We have an irresistible urge to check email and we will do this compulsively several times a day. The funny thing is that the more often we do this the stronger that urge becomes. You may start your work day with the best intentions – a healthy breakfast, that morning cup of coffee, chatting to colleagues, planning your day even – and then the inevitable happens: you log into your email and that’s it. This simple action has become automatic behaviour and takes up our attention and often at the best part of the day when we should be using that focus and attention for real work. Alongside the LinkedIn update we need to get done and all the other instant messaging, Tweets, texts, updates and notifications competing for (and getting) our attention. It’s compulsive behaviour because it feeds into the dopamine loop, the reward system in our brains. We literally cannot help it. So we need to first of all control that dopamine loop by turning off cues and automatic notifications, training ourselves to have specific points in our day for checking email and becoming more aware of how speedily we respond to our phones. If we can learn to switch off our smartphones and check email only at designated points during the day this will have an immediate impact on the brain and immediately make us more effective. Ha! Easier said than done, I know….

Dopamine is stimulated by unpredictability. When something happens that is not exactly predictable, that stimulates the dopamine system. Our emails and twitters and texts show up, but we don’t know exactly when they will, or who will have sent them. It’s unpredictable and this is exactly what stimulates our dopamine system.

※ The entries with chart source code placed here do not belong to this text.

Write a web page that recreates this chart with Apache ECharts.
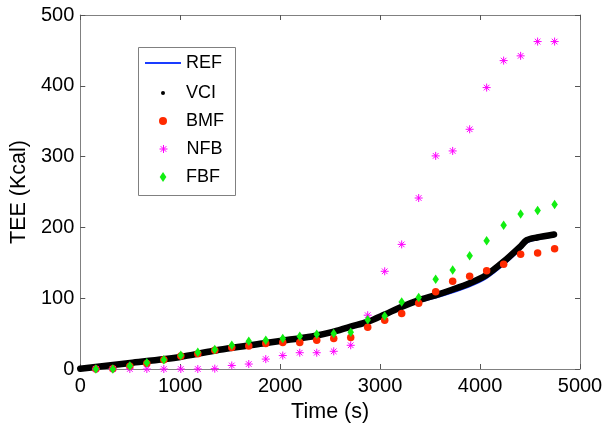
<!DOCTYPE html>
<html>
<head>
<meta charset="utf-8">
<script src="https://cdn.jsdelivr.net/npm/echarts@6/dist/echarts.min.js"></script>
<style>html,body{margin:0;padding:0;background:#fff}#chart{width:606px;height:428px}</style>
</head>
<body>
<div id="chart"></div>
<script>
// Continuous reference / VCI curves (time s, TEE kcal)
var refTime = [0, 500, 1000, 1325, 1821, 2000, 2318, 2517, 2705, 2874, 3046, 3212, 3382, 3550, 3720, 3890, 4060, 4230, 4400, 4467, 4570, 4740];
var refValues = [0.5, 8.5, 17, 25.5, 36, 39.6, 46, 52, 60, 66.5, 76, 86, 94.5, 100.5, 108, 116.5, 128, 146.5, 168.5, 178.5, 183, 187];
var vciValues = [0.5, 8.5, 17, 25.5, 36, 39.6, 46, 52, 60, 66.5, 77, 87.7, 97, 104, 112, 120.8, 132.5, 151, 172.6, 182, 185.8, 190];

// Sampled estimates
var sampleTime = [156, 326, 496, 666, 836, 1006, 1176, 1346, 1516, 1686, 1856, 2026, 2196, 2366, 2536, 2706, 2876, 3046, 3216, 3386, 3556, 3726, 3896, 4066, 4236, 4406, 4576, 4746];
var bmfValues = [0, 0.5, 3.8, 7.6, 13, 18.4, 21.7, 26.4, 30.5, 32.6, 35.9, 37.3, 37.5, 40.6, 43, 44.4, 59, 69, 78.5, 93, 109, 124, 131, 138.6, 148, 162, 164, 169.7];
var nfbValues = [0, 0, 0, 0, 0, 0, 0, 0.5, 5, 7, 14, 19, 23, 23, 25, 33.5, 76, 138, 176, 241.5, 301, 308, 338.6, 397.5, 435.6, 442.3, 462.5, 462.5];
var fbfValues = [0, 0, 4.2, 9, 13.2, 19.4, 23.6, 27.4, 33.5, 39.2, 40.6, 43, 46.2, 49, 50, 51.9, 69.5, 75, 94.8, 101, 126.7, 139.8, 160, 181, 203, 219, 224, 232.3];

var xTicks = [0, 1000, 2000, 3000, 4000, 5000];
var yTicks = [0, 100, 200, 300, 400, 500];

function pairs(xs, ys) { return xs.map(function (x, i) { return [x, ys[i]]; }); }
function plain(v) { return String(v); }

var FONT = 'Liberation Sans';
var AXIS_COLOR = '#808080';
var DIAMOND = 'path://M0,-1.5L1,0L0,1.5L-1,0Z';
var ASTER = 'path://M0,-4L0,4M-4,0L4,0M-2.8,-2.8L2.8,2.8M-2.8,2.8L2.8,-2.8';

function mkLegend(name, left, top, itemHeight, icon, extra) {
  var l = {
    data: [{ name: name, icon: icon }],
    left: left, top: top, padding: 0, itemGap: 0,
    itemWidth: 36, itemHeight: itemHeight,
    selectedMode: false,
    textStyle: { fontFamily: FONT, fontSize: 18, color: '#000', lineHeight: 18, padding: [0, 0, 0, 0] }
  };
  if (extra) { for (var k in extra) l[k] = extra[k]; }
  return l;
}

var chart = echarts.init(document.getElementById('chart'), null, { renderer: 'canvas' });
chart.setOption({
  animation: false,
  backgroundColor: '#fff',
  grid: { left: 76, right: 26, top: 15, bottom: 59 },
  xAxis: [{
    type: 'value', min: xTicks[0], max: xTicks[xTicks.length - 1], interval: xTicks[1] - xTicks[0],
    name: 'Time (s)', nameLocation: 'middle', nameGap: 32,
    nameTextStyle: { fontFamily: FONT, fontSize: 21.5, color: '#000' },
    axisLine: { show: true, onZero: false, lineStyle: { color: AXIS_COLOR, width: 1 } },
    axisTick: { show: true, inside: true, length: 5, lineStyle: { color: '#555' } },
    axisLabel: { fontFamily: FONT, fontSize: 20, color: '#000', margin: 7, formatter: plain },
    splitLine: { show: false }
  }, {
    type: 'value', position: 'top', min: xTicks[0], max: xTicks[xTicks.length - 1], interval: xTicks[1] - xTicks[0],
    axisLine: { show: true, onZero: false, lineStyle: { color: AXIS_COLOR, width: 1 } },
    axisTick: { show: true, inside: true, length: 5, lineStyle: { color: '#555' } },
    axisLabel: { show: false }, splitLine: { show: false }
  }],
  yAxis: [{
    type: 'value', min: yTicks[0], max: yTicks[yTicks.length - 1], interval: yTicks[1] - yTicks[0],
    name: 'TEE (Kcal)', nameLocation: 'middle', nameGap: 50,
    nameTextStyle: { fontFamily: FONT, fontSize: 21.5, color: '#000' },
    axisLine: { show: true, onZero: false, lineStyle: { color: AXIS_COLOR, width: 1 } },
    axisTick: { show: true, inside: true, length: 5, lineStyle: { color: '#555' } },
    axisLabel: { fontFamily: FONT, fontSize: 20, color: '#000', margin: 6, formatter: plain },
    splitLine: { show: false }
  }, {
    type: 'value', position: 'right', min: yTicks[0], max: yTicks[yTicks.length - 1], interval: yTicks[1] - yTicks[0],
    axisLine: { show: true, onZero: false, lineStyle: { color: AXIS_COLOR, width: 1 } },
    axisTick: { show: true, inside: true, length: 5, lineStyle: { color: '#555' } },
    axisLabel: { show: false }, splitLine: { show: false }
  }],
  graphic: [{
    type: 'rect', z: 1,
    shape: { x: 138.5, y: 47.5, width: 97, height: 148 },
    style: { fill: '#fff', stroke: AXIS_COLOR, lineWidth: 1 }
  }],
  legend: [
    mkLegend('REF', 145, 54, 2, 'rect'),
    mkLegend('VCI', 161, 84, 4, 'circle'),
    mkLegend('BMF', 159, 112, 8, 'circle'),
    mkLegend('NFB', 159, 140, 8, ASTER, { itemStyle: { borderWidth: 1, borderColor: '#ff00ff', color: '#ff00ff' } }),
    mkLegend('FBF', 159.7, 168, 10, DIAMOND)
  ],
  series: [{
    name: 'REF', type: 'line', z: 2, symbol: 'none', smooth: 0.3,
    color: '#1a3cff',
    lineStyle: { color: '#1a3cff', width: 2 },
    data: pairs(refTime, refValues)
  }, {
    name: 'VCI', type: 'line', z: 3, symbol: 'none', smooth: 0.3,
    color: '#000',
    lineStyle: { color: '#000', width: 6.5, cap: 'round', join: 'round' },
    data: pairs(refTime, vciValues)
  }, {
    name: 'BMF', type: 'scatter', z: 4, symbol: 'circle', symbolSize: 7.5,
    itemStyle: { color: '#ff2a00', opacity: 1 },
    data: pairs(sampleTime, bmfValues)
  }, {
    name: 'NFB', type: 'scatter', z: 5, symbol: ASTER, symbolSize: 8,
    itemStyle: { color: '#ff00ff', borderColor: '#ff00ff', borderWidth: 1, opacity: 1 },
    data: pairs(sampleTime, nfbValues)
  }, {
    name: 'FBF', type: 'scatter', z: 6, symbol: DIAMOND, symbolSize: [6.5, 9.5],
    itemStyle: { color: '#11ee11', opacity: 1 },
    data: pairs(sampleTime, fbfValues)
  }]
});
</script>
</body>
</html>
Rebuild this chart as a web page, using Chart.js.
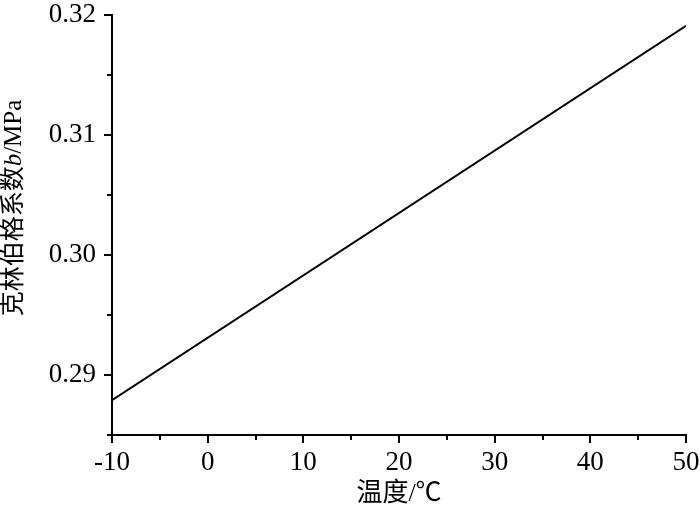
<!DOCTYPE html>
<html lang="zh">
<head>
    <meta charset="UTF-8">
    <title>克林伯格系数</title>
    <script src="https://cdn.jsdelivr.net/npm/chart.js"></script>
    <style>
        html, body { margin: 0; padding: 0; background: #fff; }
        .wrap { width: 700px; height: 514px; position: relative; }
    </style>
</head>
<body>
    <div class="wrap">
        <canvas id="klinkChart"></canvas>
    </div>
    <script>
        // data
        const temps = [-10, 50];
        const coeffB = [0.2879, 0.3191];
        const xTicks = [-10, 0, 10, 20, 30, 40, 50];
        const xMinor = [-5, 5, 15, 25, 35, 45];
        const yTicks = [0.29, 0.30, 0.31, 0.32];
        const yMinor = [0.285, 0.295, 0.305, 0.315];

        const serif = '"Liberation Serif", "Noto Sans CJK SC", serif';

        // outward major / minor ticks plus the two axis titles
        const axisDecor = {
            id: 'axisDecor',
            afterDraw(chart) {
                const ctx = chart.ctx;
                const xs = chart.scales.x, ys = chart.scales.y;
                const area = chart.chartArea;
                ctx.save();
                ctx.strokeStyle = '#000';
                ctx.lineWidth = 2;
                ctx.beginPath();
                xTicks.concat(xMinor).forEach(v => {
                    const len = xTicks.includes(v) ? 8 : 5;
                    const px = Math.round(xs.getPixelForValue(v));
                    ctx.moveTo(px, area.bottom);
                    ctx.lineTo(px, area.bottom + len);
                });
                yTicks.concat(yMinor).forEach(v => {
                    const len = yTicks.includes(v) ? 8 : 5;
                    const py = Math.round(ys.getPixelForValue(v));
                    ctx.moveTo(area.left, py);
                    ctx.lineTo(area.left - len, py);
                });
                ctx.stroke();

                // x title
                ctx.fillStyle = '#000';
                ctx.font = '26px ' + serif;
                ctx.textAlign = 'center';
                ctx.textBaseline = 'middle';
                ctx.fillText('温度/℃', (area.left + area.right) / 2, 494);

                // y title with italic b
                const parts = [
                    { t: '克林伯格系数', f: '25px ' + serif },
                    { t: 'b', f: 'italic 25px ' + serif },
                    { t: '/MPa', f: '25px ' + serif }
                ];
                let total = 0;
                parts.forEach(p => { ctx.font = p.f; p.w = ctx.measureText(p.t).width; total += p.w; });
                ctx.translate(14, 208);
                ctx.rotate(-Math.PI / 2);
                ctx.textAlign = 'left';
                let x = -total / 2;
                parts.forEach(p => { ctx.font = p.f; ctx.fillText(p.t, x, 0); x += p.w; });
                ctx.restore();
            }
        };

        const ctx = document.getElementById('klinkChart').getContext('2d');
        new Chart(ctx, {
            type: 'line',
            data: {
                labels: temps,
                datasets: [{
                    data: temps.map((t, i) => ({ x: t, y: coeffB[i] })),
                    borderColor: '#000',
                    borderWidth: 2,
                    pointRadius: 0,
                    fill: false,
                    tension: 0
                }]
            },
            options: {
                responsive: true,
                maintainAspectRatio: false,
                animation: false,
                layout: { padding: { left: 0, right: 14, top: 15, bottom: 0 } },
                plugins: {
                    legend: { display: false },
                    tooltip: { enabled: false }
                },
                scales: {
                    x: {
                        type: 'linear',
                        min: -10,
                        max: 50,
                        afterBuildTicks: s => { s.ticks = xTicks.map(v => ({ value: v })); },
                        afterFit: s => { s.height = 79; s.paddingLeft = 0; s.paddingRight = 0; },
                        grid: { display: false, drawTicks: false, tickLength: 0 },
                        border: { display: true, color: '#000', width: 2 },
                        ticks: {
                            color: '#000',
                            font: { family: serif, size: 27 },
                            padding: 12,
                            maxRotation: 0,
                            callback: v => String(v)
                        }
                    },
                    y: {
                        type: 'linear',
                        min: 0.285,
                        max: 0.32,
                        afterBuildTicks: s => { s.ticks = yTicks.map(v => ({ value: v })); },
                        afterFit: s => { s.width = 112; s.paddingTop = 0; s.paddingBottom = 0; },
                        grid: { display: false, drawTicks: false, tickLength: 0 },
                        border: { display: true, color: '#000', width: 2 },
                        ticks: {
                            color: '#000',
                            font: { family: serif, size: 27 },
                            padding: 16,
                            callback: v => v.toFixed(2)
                        }
                    }
                }
            },
            plugins: [axisDecor]
        });
    </script>
</body>
</html>
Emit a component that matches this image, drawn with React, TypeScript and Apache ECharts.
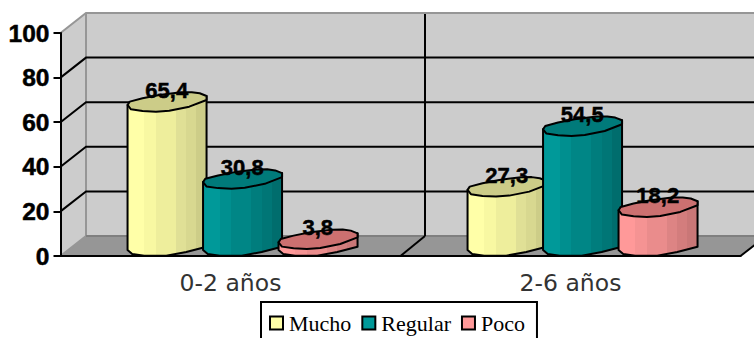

So we need to get out of the loop.

How to get out of that loop: Turning off cues: This is one of the of the most important things you can do to prevent or stop a dopamine loop, and to be more productive: and that is to turn off the cues. Adjust the settings on your mobile device and on your laptop, desktop or tablet so that you don’’t receive the automatic notifications. Those automatic notifications are actually causing you to be like a rat in a cage. If you want to get work done you need to turn off as many auditory and visual cues as possible. It’’s the best way to prevent and break the dopamine loops. One of the most effective things I have ever done is to switch off email on my phone. It has been a big breakthrough for me and has stopped me from checking email so often. It has made no difference at all to my ability to respond to or write email when I need to but it has made a huge difference to stopping the dopamine loop that I had started to be part of. It also means that I use commuter time or travel time to work rather than respond to or write email. Create new cues this is like creating new rules for your brain – I look at my Smartphone after 8 am. I switch off my phone in the evenings. I check email only at set times and never first thing in the morning.

If we can learn to switch off our smartphones and check email only at designated points in the day this will have an immediate impact on the brain and also make us more effective. Doing this also impacts how we communicate via email too. The problem with responding to emails as soon as they arrive means is that we take less time to reflect and think about how we are responding. Because there is also a perceived expectation that emails “‘must be”’ (why?) responded to immediately we may fire off a response that might be inappropriate, badly thought out or not even needed. Even worse, our brain isn’t able to distinguish between the relative importance of our emails so that they all become important. Mix that with social media and you have a lethal cocktail of the brain constantly reacting and communicating less effectively.